McMaster pleaded guilty in federal court in January 2006 to selling
and offering to sell in interstate commerce more than $200,000 worth
of endangered species. The Lacey Act prohibits the transportation of
endangered and threatened wildlife that was knowingly sold in violation
of any federal wildlife-related regulation or law, and the charge carries
a maximum penalty of five years imprisonment and a fine of $250,000.
Under the ESA it unlawful to offer for sale or to sell in interstate
commerce any endangered species of wildlife, and the charge carries
a maximum penalty of one year imprisonment and a fine of $100,000.
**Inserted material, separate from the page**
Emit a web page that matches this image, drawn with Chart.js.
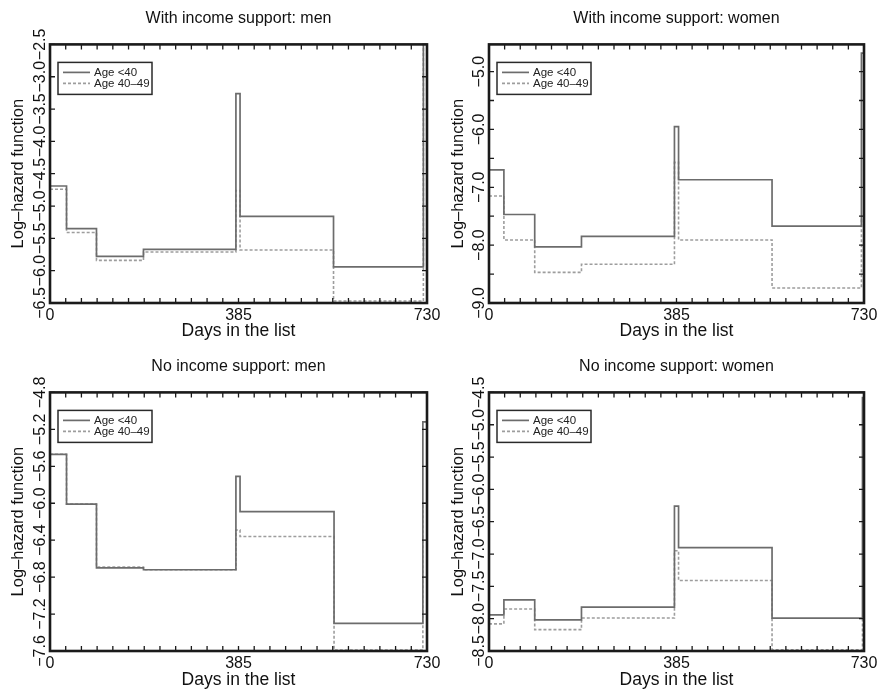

The U.S. Fish and Wildlife Service is the principal federal agency
responsible for conserving, protecting and enhancing fish, wildlife
and plants and their habitats for the continuing benefit of the American
people. The Service manages the 95-million-acre National Wildlife Refuge
System which encompasses more than 545 national wildlife refuges, thousands
of small wetlands and other special management areas. It also operates
66 national fish hatcheries, 64 fishery resource offices and 78 ecological
services field stations. The agency enforces federal wildlife laws,
administers the Endangered Species Act, manages migratory bird populations,
restores nationally significant fisheries, conserves and restores wildlife
habitat such as wetlands, and helps foreign governments with their
conservation efforts. It also oversees the Federal Assistance Program
that distributes hundreds of millions of dollars in excise taxes on
fishing and hunting equipment to state fish and wildlife agencies.